En l’espèce, La Poste avait consenti en 1990 à l’un de ses agents une convention portant sur l’occupation d’un logement de fonction à titre de résidence principale sur un appartement faisant partie de son domaine public, cette convention précisant notamment qu’elle « prendra fin automatiquement, en cas de cessation des fonctions administratives de l’occupant, d’affectation de l’immeuble à un service public ou en cas de vente du bien par l’État ».
En 2001, le bien a fait l’objet d’un déclassement du domaine public puis, en 2005, a été apporté par la Poste, devenue société de droit privé, à sa filiale, une société civile immobilière. Dans le même temps, la locataire a été admise en retraite mais a souhaité se maintenir dans les lieux.
En 2019, la société bailleresse a assigné la locataire en expulsion et en fixation d’une indemnité d’occupation et l’affaire a pris un tournant contentieux puisque l’occupante des lieux a refusé de s’exécuter. Si la Cour d’appel de Paris (26 mars 2021, aff. n° 20/01471) avait fait droit aux demandes du bailleur, la Cour de cassation censure quant à elle cette solution.
Selon la 3ème chambre civile en effet, « il résulte de [l’article 2 de la loi du 6 juillet 1989], d’ordre public, que, dès le déclassement d’un bien du domaine public, sa location à usage d’habitation à titre de résidence principale, est soumise aux dispositions du titre 1er de cette loi.

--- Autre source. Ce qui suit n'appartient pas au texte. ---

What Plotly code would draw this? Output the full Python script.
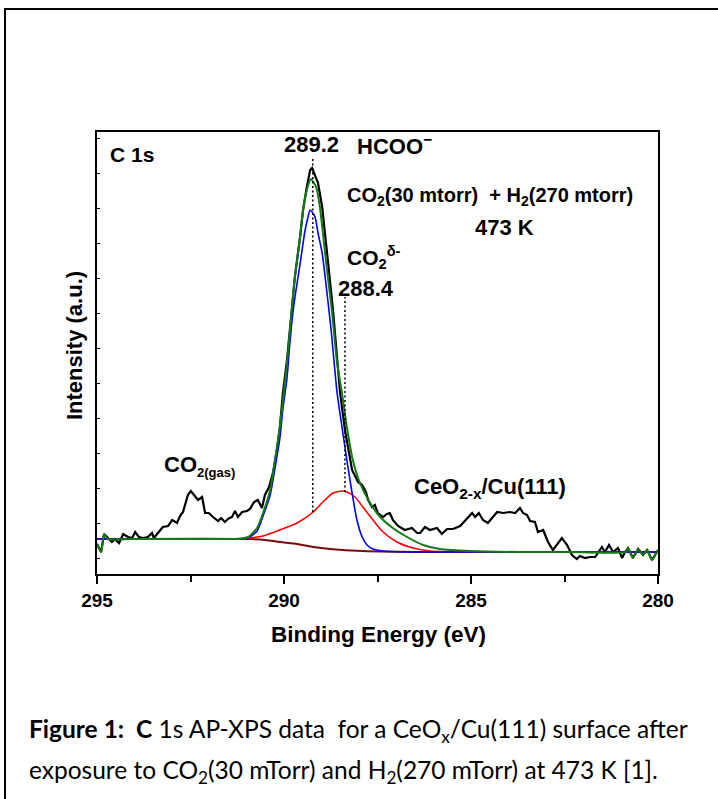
import plotly.graph_objects as go

# ---------------- data (binding energy in eV, intensity in a.u.) ----------------
data_energy = [295.00, 294.89, 294.81, 294.71, 294.60, 294.52, 294.41, 294.30, 294.17, 294.06,
               293.98, 293.88, 293.77, 293.64, 293.53, 293.48, 293.37, 293.24, 293.10, 292.99,
               292.86, 292.78, 292.70, 292.57, 292.49, 292.38, 292.30, 292.19, 292.11, 292.01,
               291.90, 291.76, 291.68, 291.58, 291.50, 291.39, 291.31, 291.23, 291.12, 290.99,
               290.91, 290.80, 290.70, 290.59, 290.51, 290.40, 290.29, 290.19, 290.11, 290.03,
               289.92, 289.81, 289.71, 289.57, 289.49, 289.39, 289.30, 289.25, 289.12, 289.09,
               288.98, 288.90, 288.82, 288.69, 288.58, 288.50, 288.37, 288.18, 288.02, 287.91,
               287.81, 287.75, 287.65, 287.57, 287.49, 287.35, 287.25, 287.17, 287.09, 286.95,
               286.77, 286.58, 286.44, 286.36, 286.23, 286.10, 285.91, 285.78, 285.64, 285.48,
               285.29, 285.16, 284.97, 284.89, 284.79, 284.68, 284.55, 284.30, 284.14, 283.96,
               283.82, 283.69, 283.61, 283.50, 283.42, 283.29, 283.21, 283.07, 282.94, 282.81,
               282.70, 282.57, 282.43, 282.30, 282.17, 282.09, 281.95, 281.82, 281.68, 281.60,
               281.50, 281.42, 281.31, 281.20, 281.07, 280.96, 280.88, 280.80, 280.67, 280.53,
               280.40, 280.29, 280.16, 280.03, 280.00]
data_intensity = [30, 22, 40, 36, 32, 35, 31, 40, 37, 36,
                  42, 37, 36, 37, 41, 36, 41, 47, 48, 54,
                  51, 58, 62, 79, 83, 78, 74, 77, 61, 61,
                  57, 53, 56, 52, 55, 57, 63, 57, 62, 63,
                  65, 72, 74, 66, 79, 87, 102, 124, 147, 181,
                  214, 257, 297, 337, 364, 387, 404, 406, 394, 391,
                  367, 341, 311, 264, 211, 181, 144, 104, 92, 89,
                  82, 74, 67, 69, 61, 57, 60, 61, 54, 48,
                  44, 46, 41, 41, 47, 44, 46, 40, 45, 45,
                  48, 53, 61, 57, 61, 54, 51, 62, 61, 62,
                  61, 66, 61, 59, 53, 52, 42, 44, 32, 24,
                  29, 36, 29, 19, 15, 18, 16, 17, 17, 22,
                  27, 22, 29, 22, 26, 16, 22, 26, 16, 25,
                  19, 24, 14, 22, 24]

envelope_energy = [295.00, 294.89, 294.81, 294.71, 294.12, 292.78, 291.71, 291.26, 290.96, 290.72,
                   290.56, 290.37, 290.24, 290.11, 289.92, 289.81, 289.71, 289.57, 289.49, 289.39,
                   289.28, 289.14, 289.04, 288.96, 288.85, 288.72, 288.58, 288.45, 288.32, 288.16,
                   287.97, 287.70, 287.43, 287.09, 286.71, 286.28, 285.83, 285.03, 283.69, 282.35,
                   280.86, 280.80, 280.67, 280.53, 280.40, 280.29, 280.16, 280.03, 280.00]
envelope_intensity = [30, 22, 40, 35, 35, 35, 35, 35, 37, 46,
                      61, 84, 114, 147, 211, 257, 297, 337, 364, 384,
                      395, 387, 367, 341, 304, 264, 211, 181, 147, 114,
                      91, 71, 57, 46, 37, 29, 25, 23, 22, 22,
                      22, 26, 16, 25, 19, 24, 14, 22, 24]

formate_energy = [295.00, 291.26, 290.96, 290.72, 290.56, 290.37, 290.24, 290.11, 290.03, 289.92,
                  289.84, 289.76, 289.65, 289.57, 289.52, 289.44, 289.37, 289.30, 289.17, 289.09,
                  288.98, 288.90, 288.82, 288.74, 288.69, 288.58, 288.45, 288.32, 288.18, 288.05,
                  287.91, 287.78, 287.62, 287.35, 286.50, 280.00]
formate_intensity = [35, 35, 36, 43, 58, 79, 106, 136, 165, 196,
                     232, 262, 291, 310, 323, 343, 355, 364, 357, 341,
                     321, 297, 271, 244, 224, 181, 147, 114, 81, 54,
                     37, 29, 25, 23, 22, 22]

co2_energy = [295.00, 292.78, 291.44, 290.91, 290.56, 290.11, 289.65, 289.22, 288.96, 288.69,
              288.45, 288.32, 288.10, 287.89, 287.62, 287.35, 286.98, 286.55, 286.10, 284.22, 280.00]
co2_intensity = [35, 35, 35, 36, 38, 44, 51, 62, 72, 81,
                 83, 82, 77, 67, 54, 42, 32, 26, 23, 22, 22]

bg_energy = [295.00, 290.91, 290.50, 290.11, 289.65, 289.22, 288.77, 287.89, 286.10, 280.00]
bg_intensity = [35, 35, 34, 32, 30, 27, 25, 23, 22, 22]

peak_positions = [289.23, 288.37]
peak_line_bottoms = [62, 82]
peak_line_tops = [416, 277]

x_tick_values = [295, 290, 285, 280]

# ---------------- figure ----------------
FONT = "Liberation Sans, Arial, sans-serif"
fig = go.Figure()

fig.add_trace(go.Scatter(x=data_energy, y=data_intensity, mode="lines",
                         line=dict(color="#000000", width=2.2), hoverinfo="skip"))
fig.add_trace(go.Scatter(x=bg_energy, y=bg_intensity, mode="lines",
                         line=dict(color="#7a0a0a", width=2, shape="spline", smoothing=0.6),
                         hoverinfo="skip"))
fig.add_trace(go.Scatter(x=co2_energy, y=co2_intensity, mode="lines",
                         line=dict(color="#ff0000", width=1.6, shape="spline", smoothing=0.6),
                         hoverinfo="skip"))
fig.add_trace(go.Scatter(x=formate_energy, y=formate_intensity, mode="lines",
                         line=dict(color="#0000ff", width=1.6, shape="spline", smoothing=0.6),
                         hoverinfo="skip"))
fig.add_trace(go.Scatter(x=envelope_energy, y=envelope_intensity, mode="lines",
                         line=dict(color="#137a13", width=2, shape="spline", smoothing=0.5),
                         hoverinfo="skip"))

shapes = []
for xp, yb, yt in zip(peak_positions, peak_line_bottoms, peak_line_tops):
    shapes.append(dict(type="line", xref="x", yref="y", x0=xp, x1=xp, y0=yb, y1=yt,
                       line=dict(color="#000000", width=1.5, dash="2px,2.5px")))
# outer frame of the figure panel
shapes.append(dict(type="rect", xref="paper", yref="paper", x0=-0.164, x1=1.3, y0=-0.7, y1=1.278,
                   line=dict(color="#000000", width=2), layer="below"))

ann = []
def add(text, x, y, xanchor="left", size=22, weight="bold", family=FONT, textangle=0):
    ann.append(dict(text=text, x=x, y=y, xref="paper", yref="paper", xanchor=xanchor,
                    yanchor="middle", showarrow=False, textangle=textangle,
                    font=dict(family=family, size=size, color="#000000", weight=weight)))

add("C 1s", 0.0196, 0.948, size=21)
add("289.2", 0.383, 0.971, xanchor="center", size=22)
add("HCOO<sup>\u2212</sup>", 0.46, 0.971, size=22)
add("CO<sub>2</sub>(30 mtorr)  + H<sub>2</sub>(270 mtorr)", 0.442, 0.855, size=20)
add("473 K", 0.670, 0.783, size=22)
add("CO<sub>2</sub><sup>\u03b4-</sup>", 0.442, 0.715, size=21)
add("288.4", 0.48, 0.645, xanchor="center", size=22)
add("CO<sub><span style='font-size:13px'>2(gas)</span></sub>", 0.116, 0.244, size=22)
add("CeO<sub>2-x</sub>/Cu(111)", 0.561, 0.195, size=22)
add("Intensity (a.u.)", -0.039, 0.516, xanchor="center", size=22, textangle=-90)
add("Binding Energy (eV)", 0.501, -0.136, xanchor="center", size=22.5)

CAP = "Lato, Calibri, sans-serif"
add("<b>Figure 1:  C</b> 1s AP-XPS data  for a CeO<sub>x</sub>/Cu(111) surface after",
    -0.125, -0.355, size=24.5, weight="normal", family=CAP)
add("exposure to CO<sub>2</sub>(30 mTorr) and H<sub>2</sub>(270 mTorr) at 473 K [1].",
    -0.125, -0.446, size=24.5, weight="normal", family=CAP)

fig.update_layout(
    width=718, height=799, autosize=False,
    margin=dict(l=97, r=60, t=132, b=225, pad=0),
    paper_bgcolor="white", plot_bgcolor="white",
    showlegend=False,
    shapes=shapes, annotations=ann,
    xaxis=dict(range=[295, 280], tickmode="array", tickvals=x_tick_values,
               ticktext=[str(v) for v in x_tick_values],
               ticks="outside", ticklen=8, tickwidth=1.5, tickcolor="#000000",
               minor=dict(dtick=2.5, tick0=280, ticks="outside", ticklen=6, tickwidth=1.5,
                          tickcolor="#000000"),
               showline=True, linewidth=1.5, linecolor="#000000", mirror=True,
               showgrid=False, zeroline=False,
               tickfont=dict(family=FONT, size=19, color="#000000", weight="bold")),
    yaxis=dict(range=[0, 442], tickmode="linear", tick0=16, dtick=35,
               ticks="inside", ticklen=3, tickwidth=1, tickcolor="#000000",
               showticklabels=False,
               showline=True, linewidth=1.5, linecolor="#000000", mirror=True,
               showgrid=False, zeroline=False),
)

fig.write_html("out.html")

En conséquence, la validité d’une convention y dérogeant est conditionnée à l’existence de circonstances particulières indépendantes de la volonté des parties autres que celles résultant de la seule domanialité du bien, ce qu’il appartient au juge de vérifier ».
Cette solution dénote avec la jurisprudence antérieure, constamment rappelée par le Tribunal des conflits, en vertu de laquelle sauf disposition législative contraire, la nature juridique d’un contrat s’apprécie au jour de sa conclusion et demeure pendant toute son exécution, (TC 16 octobre 2006, n°C3506 ; TC 11 avril 2016, n° C4043 ; TC 4 juillet 2016, n° C4055).
En effet, pour la Cour de cassation, puisque le déclassement a pour effet de soumettre la convention aux dispositions de la loi du 6 juillet 1989, la nature juridique de la convention peut être modifiée au cours de son exécution.
Aussi, il convient de s’interroger sur le point de savoir si cette solution sera transposée en matière de baux commerciaux et conduira la Cour à revenir sur sa position selon laquelle la décision de déclasser les biens de la Poste et d’en transférer la propriété à une société de droit privé « n’avait pas affecté le caractère précaire de la convention d’occupation à défaut d’intention de nover » la convention en bail commercial (Cass. 3ème civ. 19 novembre 2014, n° 13-20.089).
Une autre interprétation possible de la décision du 6 juillet 2022 serait de considérer qu’elle se cantonne aux baux d’habitation et à la protection du droit au logement qui est un droit fondamental. Cela exclurait la généralisation de la novation automatique des conventions portant initialement occupation du domaine public au jour du déclassement du bien.